My daily driver desktop is an HP Z420 that’s about to turn twelve and its twin had been serving as a Proxmox environment for me. The combination of improved health and work have changed things a bit for me, for the first time in many years I have enough space that I can run both systems side by side somewhere other than right next to my bed. This is how things were for the last five years, one workstation, three displays, and the left wing often had a Pi4 or MiniPC with a compact keyboard crammed into that space. Anything else was downstairs.

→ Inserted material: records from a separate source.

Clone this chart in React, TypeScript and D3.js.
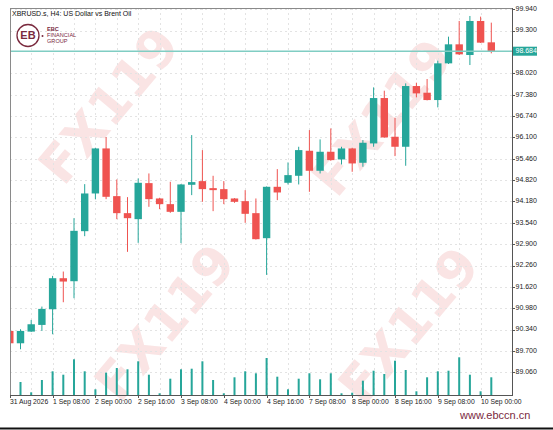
import React from "react";
import * as d3 from "d3";

const opens = [90.30, 89.93, 90.28, 90.48, 90.95, 91.88, 91.79, 93.29, 94.42, 95.77, 94.34, 93.83, 93.65, 94.73, 94.27, 94.10, 93.87, 94.68, 94.79, 94.58, 94.55, 94.27, 94.19, 93.83, 93.08, 94.62, 94.74, 94.95, 95.70, 95.10, 95.67, 95.44, 95.77, 95.34, 95.92, 97.28, 96.12, 95.82, 97.64, 97.44, 97.22, 98.32, 98.89, 98.57, 99.59, 98.95];
const highs = [90.33, 90.35, 90.63, 91.03, 91.95, 92.08, 93.68, 94.70, 95.79, 96.11, 94.84, 94.31, 94.87, 95.02, 94.29, 94.77, 94.70, 96.17, 95.72, 94.95, 94.79, 94.28, 94.52, 94.27, 94.63, 95.15, 95.35, 95.82, 96.32, 96.04, 96.37, 95.82, 95.79, 96.02, 97.60, 97.50, 96.69, 97.72, 97.74, 97.85, 98.40, 99.12, 99.59, 99.74, 99.72, 99.54];
const lows = [89.90, 89.75, 90.27, 90.30, 90.20, 91.16, 91.28, 93.14, 94.25, 94.25, 93.65, 92.67, 92.94, 94.02, 93.95, 93.84, 92.93, 94.37, 94.17, 93.89, 94.10, 94.14, 93.54, 93.04, 91.98, 94.22, 94.69, 94.69, 94.47, 95.02, 95.40, 95.29, 95.07, 95.22, 95.82, 96.09, 95.54, 95.25, 97.30, 97.21, 97.00, 98.30, 98.57, 98.27, 98.93, 98.62];
const closes = [89.93, 90.30, 90.50, 90.96, 91.88, 91.78, 93.30, 94.42, 95.77, 94.32, 93.83, 93.68, 94.74, 94.25, 94.10, 93.87, 94.69, 94.76, 94.55, 94.52, 94.25, 94.17, 93.81, 93.05, 94.62, 94.45, 94.97, 95.72, 95.10, 95.67, 95.42, 95.77, 95.32, 95.94, 97.28, 96.10, 95.82, 97.64, 97.42, 97.22, 98.32, 98.89, 98.59, 99.59, 98.94, 98.684];
const volumes = [1000, 1300, 270, 1500, 2370, 2030, 3570, 2370, 570, 2230, 2700, 2570, 3370, 2030, 170, 1630, 2570, 2630, 3370, 1500, 170, 1770, 2370, 2170, 3700, 1830, 570, 1630, 2170, 1570, 2170, 170, 230, 1430, 2430, 2100, 3430, 2500, 370, 1770, 2370, 2430, 3770, 2030, 370, 1770];

const priceTicks = [99.94, 99.3, 98.02, 97.38, 96.74, 96.1, 95.46, 94.82, 94.18, 93.54, 92.9, 92.26, 91.62, 90.98, 90.34, 89.7, 89.06];
const timeLabels = ["31 Aug 2026", "1 Sep 08:00", "2 Sep 00:00", "2 Sep 16:00", "3 Sep 08:00", "4 Sep 00:00", "4 Sep 16:00", "7 Sep 08:00", "8 Sep 00:00", "8 Sep 16:00", "9 Sep 08:00", "10 Sep 00:00"];
const timeLabelIndex = [0, 4, 8, 12, 16, 20, 24, 28, 32, 36, 40, 44];
const currentPrice = 98.684;
const title = "XBRUSD.s, H4:  US Dollar vs Brent Oil";
const watermarks = [
  [112, 108],
  [168, 325],
  [385, 120],
  [412, 328],
];

const UP = "#26a69a";
const DOWN = "#ef5350";
const MAROON = "#7a2a3e";

export default function App() {
  const left = 10, right = 512, top = 8, bottom = 395;
  const x = d3.scaleLinear().domain([0, 45]).range([9.8, 491.3]);
  const y = d3.scaleLinear().domain([89.06, 99.94]).range([372.3, 9.3]);
  const vy = d3.scaleLinear().domain([0, 4000]).range([bottom, bottom - 40]);
  const bodyW = 7.4;
  const gridXs = d3.range(2, 46, 2);
  const font = "'Liberation Sans', Arial, sans-serif";

  return (
    <svg width={553} height={430} style={{ position: "fixed", left: 0, top: 0, background: "#fff" }} fontFamily={font}>
      <defs>
        <clipPath id="plot">
          <rect x={left} y={top} width={right - left} height={bottom - top} />
        </clipPath>
      </defs>
      <rect x={0} y={0} width={553} height={430} fill="#fff" />
      {/* watermarks */}
      {watermarks.map(([cx, cy], i) => (
        <text key={i} x={cx} y={cy} transform={`rotate(-50 ${cx} ${cy})`} textAnchor="middle" dominantBaseline="middle"
          fontSize={52} fontWeight="bold" fill="#f9dede" opacity={0.8} fontFamily="'DejaVu Sans', sans-serif">FX119</text>
      ))}
      {/* grid */}
      <g stroke="#e3e3e3" strokeWidth={1} strokeDasharray="2,3">
        {priceTicks.map((t, i) => (
          <line key={"h" + i} x1={left} x2={right} y1={Math.round(y(t)) + 0.5} y2={Math.round(y(t)) + 0.5} />
        ))}
        {gridXs.map((g) => (
          <line key={"v" + g} x1={Math.round(x(g)) + 0.5} x2={Math.round(x(g)) + 0.5} y1={top} y2={bottom} />
        ))}
      </g>
      <g clipPath="url(#plot)">
        {/* volumes */}
        {volumes.map((v, i) => (
          <rect key={"vol" + i} x={x(i) - 1} width={2} y={vy(v)} height={bottom - vy(v)} fill={UP} />
        ))}
        {/* candles */}
        {opens.map((o, i) => {
          const c = closes[i];
          const col = c >= o ? UP : DOWN;
          const yt = y(Math.max(o, c));
          const yb = y(Math.min(o, c));
          return (
            <g key={"c" + i}>
              <line x1={x(i)} x2={x(i)} y1={y(highs[i])} y2={y(lows[i])} stroke={col} strokeWidth={1} />
              <rect x={x(i) - bodyW / 2} width={bodyW} y={yt} height={Math.max(1.5, yb - yt)} fill={col} />
            </g>
          );
        })}
        {/* current price line */}
        <line x1={left} x2={right} y1={y(currentPrice)} y2={y(currentPrice)} stroke="#80cdc3" strokeWidth={1.5} />
      </g>
      {/* frame */}
      <line x1={left} x2={right} y1={top + 0.5} y2={top + 0.5} stroke="#8a8a8a" />
      <line x1={left + 0.5} x2={left + 0.5} y1={top} y2={bottom} stroke="#8a8a8a" />
      <line x1={left} x2={right} y1={bottom + 0.5} y2={bottom + 0.5} stroke="#555" />
      <line x1={right + 0.5} x2={right + 0.5} y1={top} y2={bottom + 1} stroke="#555" />
      {/* y axis */}
      {priceTicks.map((t, i) => (
        <g key={"yt" + i}>
          <line x1={right} x2={right + 3} y1={Math.round(y(t)) + 0.5} y2={Math.round(y(t)) + 0.5} stroke="#555" />
          <text x={right + 3.5} y={y(t)} dominantBaseline="middle" fontSize={7} fill="#222">{t.toFixed(3)}</text>
        </g>
      ))}
      <rect x={right + 1} y={y(currentPrice) - 4.5} width={24} height={9} fill={UP} />
      <text x={right + 3.5} y={y(currentPrice) + 0.3} dominantBaseline="middle" fontSize={7} fill="#fff">{currentPrice.toFixed(3)}</text>
      {/* x axis */}
      {timeLabels.map((l, i) => {
        const xi = Math.max(left, Math.round(x(timeLabelIndex[i])));
        return (
          <g key={"xt" + i}>
            <line x1={xi + 0.5} x2={xi + 0.5} y1={bottom} y2={bottom + 3} stroke="#555" />
            <text x={xi} y={404} fontSize={6.8} fill="#222">{l}</text>
          </g>
        );
      })}
      {/* title */}
      <text x={12} y={16} fontSize={7} fill="#111">{title}</text>
      {/* logo */}
      <g>
        <circle cx={28} cy={35.5} r={11} fill="#fff" stroke={MAROON} strokeWidth={1.3} />
        <text x={28} y={36} textAnchor="middle" dominantBaseline="middle" fontSize={11} fontWeight="bold" fill={MAROON}>EB</text>
        <circle cx={42.5} cy={36} r={1} fill={MAROON} />
        <text x={47} y={31} fontSize={5.6} fontWeight="bold" fill={MAROON}>EBC</text>
        <text x={47} y={37} fontSize={5.6} fill={MAROON}>FINANCIAL</text>
        <text x={47} y={43} fontSize={5.6} fill={MAROON}>GROUP</text>
      </g>
      {/* website */}
      <text x={460} y={419} fontSize={11} fill={MAROON}>www.ebccn.cn</text>
      <line x1={0} x2={553} y1={428.5} y2={428.5} stroke="#111" strokeWidth={2} />
    </svg>
  );
}
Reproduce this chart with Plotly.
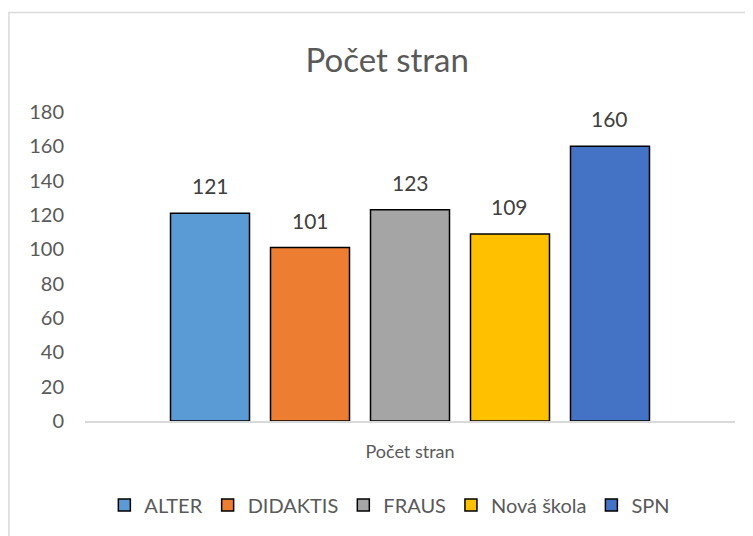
import plotly.graph_objects as go

# Data
category = ['Počet stran']
publishers = ['ALTER', 'DIDAKTIS', 'FRAUS', 'Nová škola', 'SPN']
pages = [121, 101, 123, 109, 160]
colors = ['#5B9BD5', '#ED7D31', '#A5A5A5', '#FFC000', '#4472C4']
y_ticks = [0, 20, 40, 60, 80, 100, 120, 140, 160, 180]

W, H = 753, 536
ML, MR, MT, MB = 77, 26, 104, 123
BARGAP = 0.2308
plot_w = W - ML - MR
slot = plot_w * (1 - BARGAP) / len(publishers)

fig = go.Figure()

for i, (name, val, col) in enumerate(zip(publishers, pages, colors)):
    fig.add_trace(go.Bar(
        x=category,
        y=[val],
        name=name,
        marker=dict(color=col, line=dict(color='#000000', width=1.5))
    ))
    # data label sits a bit above the bar, like Excel
    fig.add_annotation(
        x=category[0], y=val, text=str(val), showarrow=False,
        xshift=(i - (len(publishers) - 1) / 2) * slot, yshift=13,
        yanchor='bottom', font=dict(size=21, color='#404040')
    )

fig.update_layout(
    width=W,
    height=H,
    barmode='group',
    bargap=BARGAP,
    bargroupgap=0.21,
    plot_bgcolor='white',
    paper_bgcolor='white',
    font=dict(family='Lato, Open Sans, sans-serif', color='#595959'),
    title=dict(text='Počet stran', xref='paper', x=0.465, xanchor='center',
               y=0.903, yanchor='middle', font=dict(size=33, color='#595959')),
    margin=dict(l=ML, r=MR, t=MT, b=MB),
    xaxis=dict(
        showline=True, linecolor='#d9d9d9', linewidth=1.5,
        showticklabels=False, ticks='', automargin=False,
        title=dict(text='Počet stran', font=dict(size=18, color='#595959'), standoff=24),
    ),
    yaxis=dict(
        range=[0, 180], tickvals=y_ticks, showgrid=False, zeroline=False,
        tickfont=dict(size=20, color='#595959'), ticks='', ticklabelstandoff=20,
        automargin=False,
    ),
    legend=dict(orientation='h', x=0.469, xanchor='center', y=-0.272, yanchor='middle',
                font=dict(size=20, color='#595959'), itemwidth=30, traceorder='normal'),
    shapes=[dict(type='rect', xref='paper', yref='paper',
                 x0=-0.117, x1=1.2, y0=-0.6, y1=1.322,
                 line=dict(color='#d9d9d9', width=1.5), fillcolor='rgba(0,0,0,0)',
                 layer='below')]
)

fig.write_html("out.html")
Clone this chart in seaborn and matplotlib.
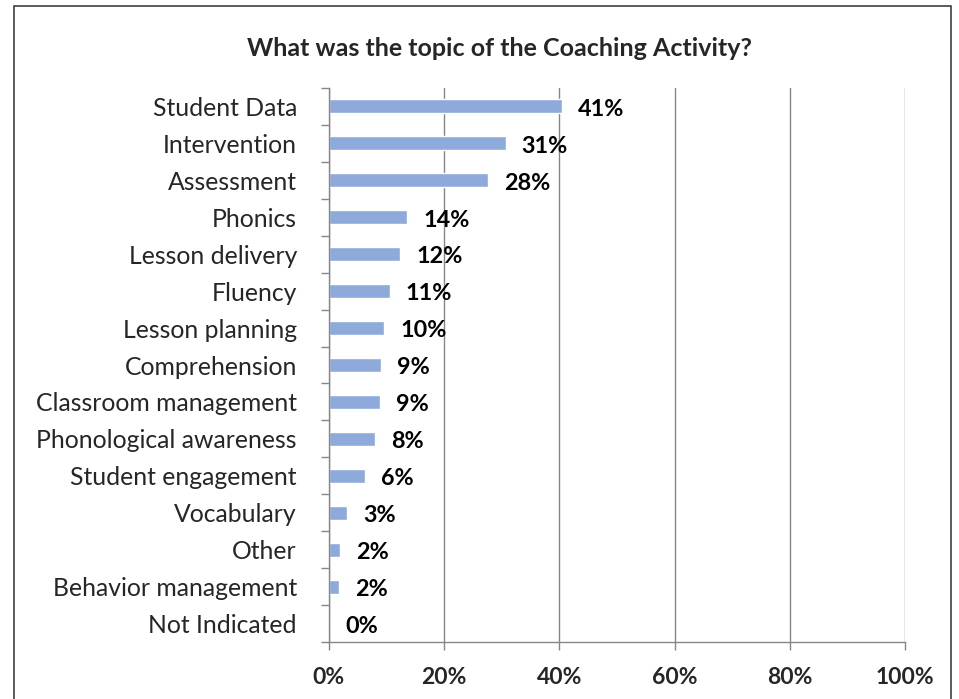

The wings are 1920x1080 and I let the left one go last spring, thinking I’d get another 4K quickly. That hasn’t happened yet but with the post-Christmas sales imminent that will come to pass. So this is what I’ll ring in the New Years with:
daily driver: Z420, E5-2695v2 processor, 128GB, Nvidia GTX 1060
Qubes migration: Z420, E5-2695v2, 64GB, AMD Radeon RX460
You’ll laugh, but the biggest barrier was the lack of a keyboard and mouse that would work with Qubes - USB is inherently untrustworthy, and the USB to PS/2 dongles I got didn’t work. I finally spent about $50 for an official HP PS/2 keyboard and mouse.
Growing Pains:
I spent a solid day horsing around with Qubes 4.1.2 and 4.2.0rc5, neither of which would pull an IP address via DHCP. If I manually configured the network by using ctrl-alt-f2 to change to a plain terminal it would get halfway through the install and then crash. I substituted a USB ethernet dongle and continued along that path until I had Wireshark running using my workstation as a firewall for the new install.
This stuff had worked in September, I tried the keyboard and mouse using a random consumer SSD just to be sure they worked and that was fine. I hunted up that drive, ran the install … and NO PROBLEM. I had been trying to use a 1.6TB LSI PCIe flash drive for storage and Qubes was having none of that. I also experimented with my ghetto fabulous PCIe NVMe cache drives. The ponytail band keeps the little card in place but without a heat sink they hit 60C if I run them hard.
So I am circling back to the very start of Tool Time with this …
And I will admit to having looked at this page more than once in recent days.
And this one, too.
Lemme speak plainly, from the position of a farm boy with a relatively new AARP card. I don’t NEED anything faster than what I have. The only reason I’m looking at the next gen stuff at all is that, while the HP and Dell gear I own has been trouble free, twelve years is a LONG time even for top quality tantalum capacitors in a power supply.
And there is this issue with PCIe storage. My desktop uses a 1st gen 256GB HP Z-Turbo PCIe drive as cache for the spindles in the machine. If this machine were a Z440 rather than Z420, it could boot from a 2nd gen card, but that device is never going to be anything other than a cache drive. This stuff has been on my mind because the small Seagate Nytro SSD drives I have used are simply no longer available. If I want a small amount of high endurance storage the only thing out there in the $100 range are Seagate IronWolf NVMe drives.
My desktop has evolved from a 32GB quad core i7 to a quad core 32GB Xeon, then an eight core 64GB Xeon, then there was a long time with a liquid cooler and a ten core low voltage Xeon. The air cooled twelve core I have now was in response to Gephi related workloads, but the need for that sort of data visualization collapsed in April with the end of the free Twitter API access.
As I write this I’m getting that little itch … like I’m gonna have a Z440 and Z420 in the living room, and maybe the Z420 under my desk will still be in my bedroom, but silenced via a return to low voltage and liquid cooling.
Change is in the air … like spring sweeping in four months early.